Nicht diejenigen, die für Offenheit, Vielfalt und Demokratie eintreten, verlassen den ursprünglichen Konsens zur Bildung der »Wahlalternative Arbeit und soziale Gerechtigkeit«, sondern die, die administrativ ausgrenzen und die Kontrolle über die politische und personelle Entwicklung und Führung der Partei ausüben wollen.
Es wäre ganz falsch, die Kontroverse als eine zwischen Gewerkschaftern und ehemaligen Sozialdemokraten einerseits und radikaleren Linken andererseits zu betrachten. Zwar vertreten insbesondere einige IG-Metall-Funktionäre die autoritär-zentralistische Position, aber die Mehrzahl der in der ASG aktiven Gewerkschafter und der früheren Sozialdemokraten vertritt sie nach meiner Einschätzung nicht.
Wenn sich über gewerkschaftsfeindliche Auffassungen einiger Leute innerhalb der ASG beklagt wird, ist zunächst festzustellen, dass diese ganz überwiegend aus der politischen Mitte oder bisher nicht politisch organisierten Teilen der Mitgliedschaft kommen. Diese Menschen müssen wir überzeugen, dass die Gewerkschaften von zentraler Bedeutung für eine sozial orientierte Politik sind. Autoritäres Gehabe von Gewerkschaftern schüren die Vorbehalte gegenüber Gewerkschaften, statt sie abzubauen.
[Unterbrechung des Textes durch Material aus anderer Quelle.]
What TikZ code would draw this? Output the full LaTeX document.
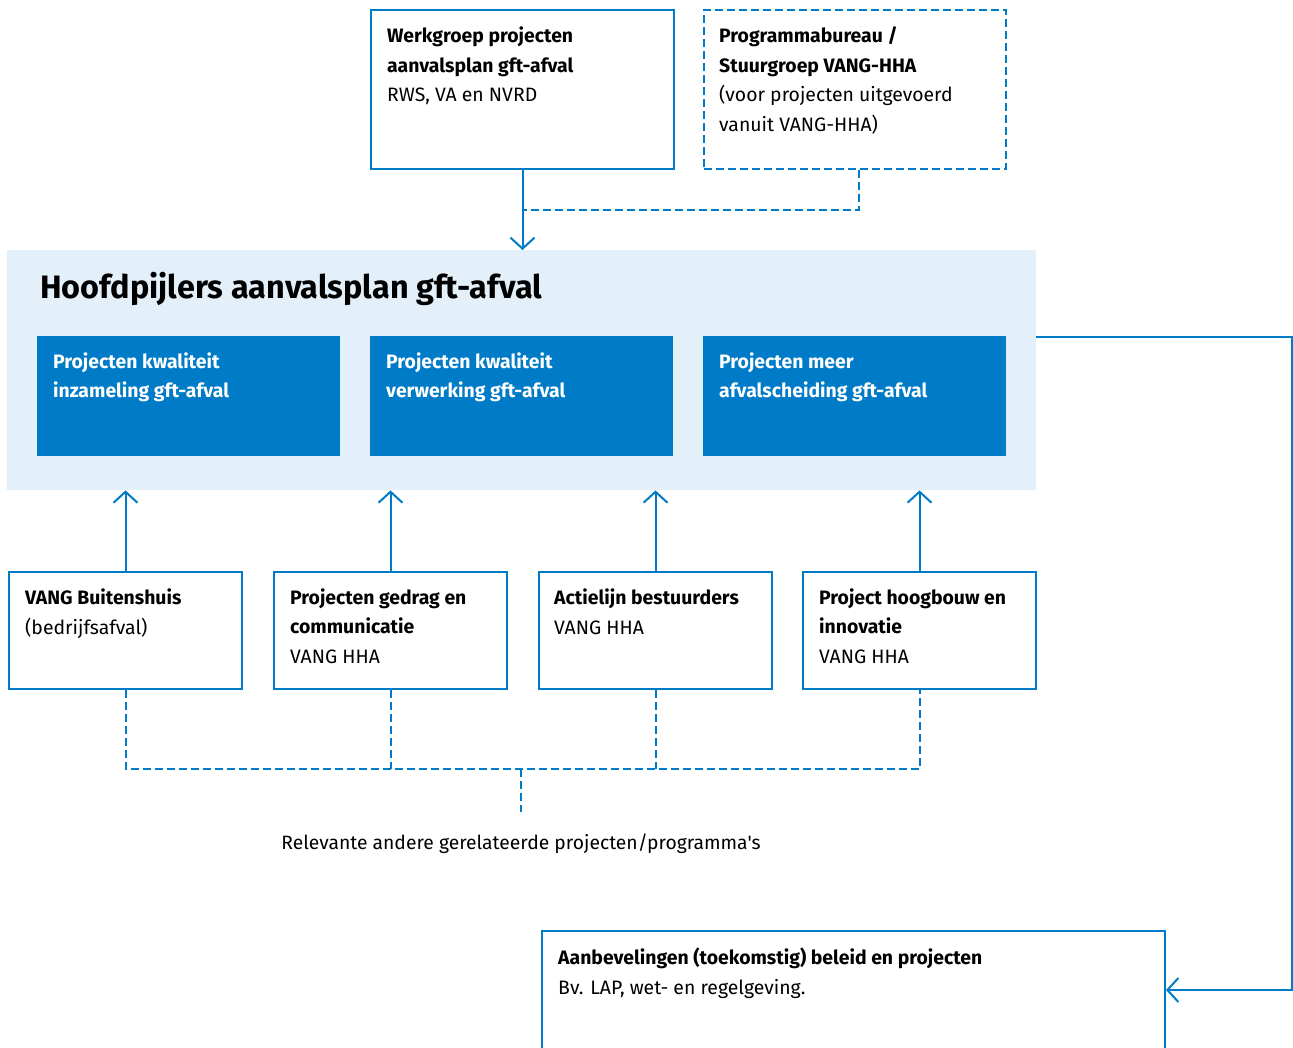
\documentclass[tikz,border=0pt]{standalone}
\usepackage{fontspec}
\setmainfont{Fira Sans}[Ligatures=TeXOff]
\usetikzlibrary{arrows.meta,calc}
\definecolor{rblue}{RGB}{0,123,199}
\definecolor{lightbg}{RGB}{227,240,249}
\tikzset{
  outline/.style={draw=rblue, line width=2pt, fill=white, anchor=north west, inner sep=0pt},
  dashbox/.style={outline, dash pattern=on 8pt off 4pt},
  pillar/.style={fill=rblue, draw=none, anchor=north west, inner sep=0pt, minimum width=303pt, minimum height=120pt},
  lower/.style={outline, minimum width=233pt, minimum height=117pt},
  lbl/.style={anchor=base west, inner sep=0pt, align=left, font=\fontsize{19.4}{29.5}\selectfont},
  wlbl/.style={lbl, text=white, font=\fontsize{19.4}{29.5}\selectfont\bfseries},
  conn/.style={draw=rblue, line width=2pt},
  dconn/.style={conn, dash pattern=on 8pt off 4pt},
  tip/.style={-{Straight Barb[length=11pt, width=24pt, line width=2pt]}}
}
\begin{document}
\begin{tikzpicture}[x=1pt, y=-1pt]
\clip (0,0) rectangle (1293,1048);
\fill[white] (0,0) rectangle (1293,1048);

% top boxes
\node[outline, minimum width=303pt, minimum height=159pt] (wg) at (370,9) {};
\node[dashbox, minimum width=302pt, minimum height=159pt] (pb) at (703,9) {};
\node[lbl] (wgt) at (387,102) {\textbf{Werkgroep projecten}\\\textbf{aanvalsplan gft-afval}\\RWS, VA en NVRD};
\node[lbl] (pbt) at (719,131.5) {\textbf{Programmabureau /}\\\textbf{Stuurgroep VANG-HHA}\\(voor projecten uitgevoerd\\vanuit VANG-HHA)};

% main area
\node[fill=lightbg, draw=none, anchor=north west, inner sep=0pt, minimum width=1029pt, minimum height=240pt] (hb) at (7,250) {};
\node[anchor=base west, inner sep=0pt, font=\fontsize{32.4}{40}\selectfont\bfseries] (title) at (40,299) {Hoofdpijlers aanvalsplan gft-afval};

\node[pillar] (p1) at (37,336) {};
\node[pillar] (p2) at (370,336) {};
\node[pillar] (p3) at (703,336) {};
\node[wlbl] (p1t) at (53,398) {Projecten kwaliteit\\inzameling gft-afval};
\node[wlbl] (p2t) at (386,398) {Projecten kwaliteit\\verwerking gft-afval};
\node[wlbl] (p3t) at (719,398) {Projecten meer\\afvalscheiding gft-afval};

% lower boxes
\node[lower] (b1) at (8,571) {};
\node[lower] (b2) at (273,571) {};
\node[lower] (b3) at (538,571) {};
\node[lower] (b4) at (802,571) {};
\node[lbl] (b1t) at (25,634) {\textbf{VANG Buitenshuis}\\(bedrijfsafval)};
\node[lbl] (b2t) at (290,663) {\textbf{Projecten gedrag en}\\\textbf{communicatie}\\VANG HHA};
\node[lbl] (b3t) at (554,634) {\textbf{Actielijn bestuurders}\\VANG HHA};
\node[lbl] (b4t) at (819,663) {\textbf{Project hoogbouw en}\\\textbf{innovatie}\\VANG HHA};

\node[anchor=base, inner sep=0pt, font=\fontsize{19.3}{22}\selectfont] (rel) at (521,849) {Relevante andere gerelateerde projecten/programma's};

% bottom box
\node[outline, minimum width=623pt, minimum height=160pt] (ab) at (541,930) {};
\node[lbl] (abt) at (558,994) {\textbf{Aanbevelingen (toekomstig) beleid en projecten}\\Bv. LAP, wet- en regelgeving.};

% connectors
\coordinate (j1) at (522,210);
\draw[conn, tip] (wg.south) -- (wg.south |- hb.north);
\draw[dconn] ($(pb.south)+(4,0)$) |- (j1);

\foreach \b in {b1,b2,b3,b4} {
  \draw[conn, tip] (\b.north) -- (\b.north |- hb.south);
}
\coordinate (j2) at (521,769);
\coordinate (j3) at (521,812);
\draw[dconn] (b1.south) |- (b4.south |- j2) -- (b4.south);
\draw[dconn] (b2.south) -- (b2.south |- j2);
\draw[dconn] (b3.south) -- (b3.south |- j2);
\draw[dconn] (j2) -- (j3);

\coordinate (rc) at (1292,337);
\draw[conn, tip] (hb.east |- rc) -- (rc) |- (ab.east |- 0,990);
\end{tikzpicture}
\end{document}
Das administrative Durchziehen bestimmter Positionen von oben kann in einer pluralen, demokratischen, auf freiwilligem und ehrenamtlichem Engagement von Menschen beruhenden politischen Organisation grundsätzlich nicht funktionieren. Es ist eine völlige Fehleinschätzung, das sei nur eine taktische Frage, die von radikaleren linken Kräften im Eigeninteresse nach vorne geschoben werde. Die überwiegende Mehrheit der Mitglieder und der Aktiven ist nicht bereit, autoritäre Allüren und bürokratischen Zentralismus von Vorständen hinzunehmen. Erpressungsversuche mit Rücktritts- oder Austrittsdrohungen werden zurecht nicht akzeptiert. Führung kann und darf nur auf dem Wege von Kommunikation, Diskussion und Überzeugung ausgeübt werden. In dieser Hinsicht wäre eine stärkere Führungsfähigkeit des Bundesvorstands wünschenswert — autoritäres Verhalten bewirkt aber das Gegenteil.